The next steps are to build in the marketing knowledge that we have received through consultancy reports on segmentation which can help us plan out which personas we particularly want to target, and  secondly to get areas of the OU to adopt sub-set of the personas and ensure that they refresh them to keep them relevant. We already have some success with this since Student Services have adopted a persona approach to describe the “targeted services” which they want to provide through StudentHome the OU Student portal.

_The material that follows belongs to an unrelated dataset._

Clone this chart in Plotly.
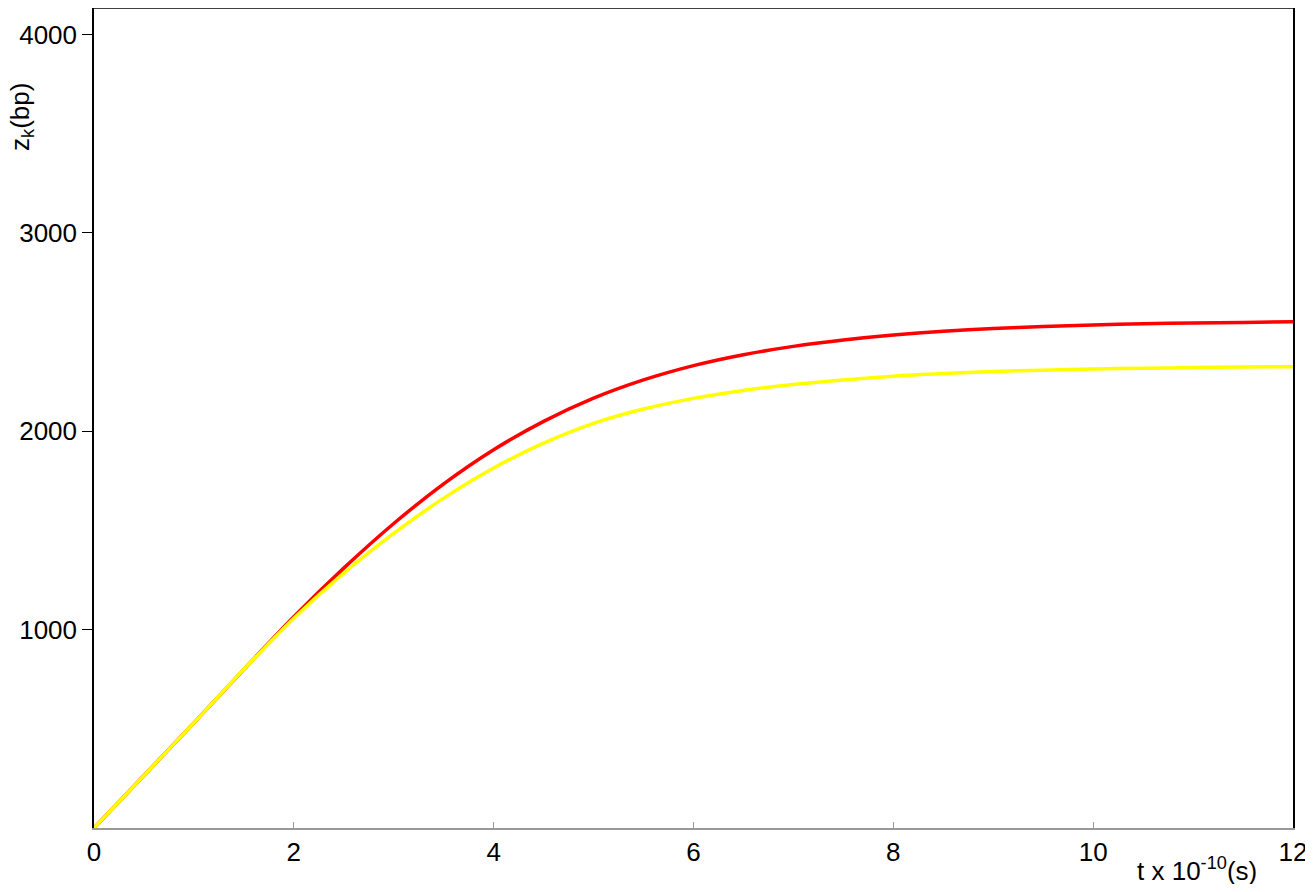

I can’t stress enough though how important it is to have a single coherent set of OU personas. The power comes from system developments being mapped holistically i.e. when values are shared across the organisation about meeting specific user needs and creating, buying or customising systems to meet those needs.

Chief Information Officer

We’re currently recruiting a brand new CIO post for the Open University. This is a major leap forward in thinking at the OU and the emphasis of the post is to provide the cohesion between the technology areas of the orgnisation and to manage the complexity to meet business needs (my interpretation – the recruitment agency use much longer more business savvy words)

Historically the OU has been like many other universities and has had ‘ogranic growth’ of information services with a number of faculties leading the way and then some of the technologies getting adopted more widely and then becoming part of a centrally run service, some services from the central support units also get used more widely and some student technologies  get adopted by staff so there are many different technologies and service in place at any one time.

In the recent past there has been a push to centralisation and control and AACS (the Academic and Administrative Computing Service) at the OU has had a difficult job of managing that without having any direct authority to remove other services in place in other parts of the University. AACS also started out as supporting just the admin services with the academic services within another unit. The expanding to support academic systems has also not been without problems. AACS haven’t had influence (or sometimes awareness) over what other units develop for themselves and so there is a multitude of systems with overlapping or duplicated functionality.

The issues always tend to end up as a tension between providing a balance between control (security) and access (openness).  We generally want openness in our services to students, with ‘widening participation’, ‘freemium’ and ‘OER’ being the flavours of the day. We generally need tight control and security of our administrative services and our business critical systems to ensure that we can guarantee business continuity.

There’s also a need to ‘move up the value chain’ and leave the low level service provision to others. The ideas of commoditization and the consuming and adapting rather than building it all ourselves approach of the past and the move to the cloud… (I’m simplifying here but Simon Wardley explains it better than I can)

The answer seems to be the creation of a post which sits at a very high level and is seen (at least theoretically) to be above any single technology area – to be a director of information services and a broker between the different parts. It’s also someone who reports to our ‘Vice Chancellors Executive’ so therefore someone who can explain strategy and can push back at some of the views in order to build a service that meets the future needs of the University.

I think this is a very positive step for the orgnisation. The post is not only to align development but also to think about agile approaches to delivery and to manage a path to facilitate growth of services from research through to operational (where appropriate), from single unit to multi unit to enterprise, from centrally through to distributed, to facilitate cloud-based or shared solutions. It’s to act as the business architect. A role sorely needed.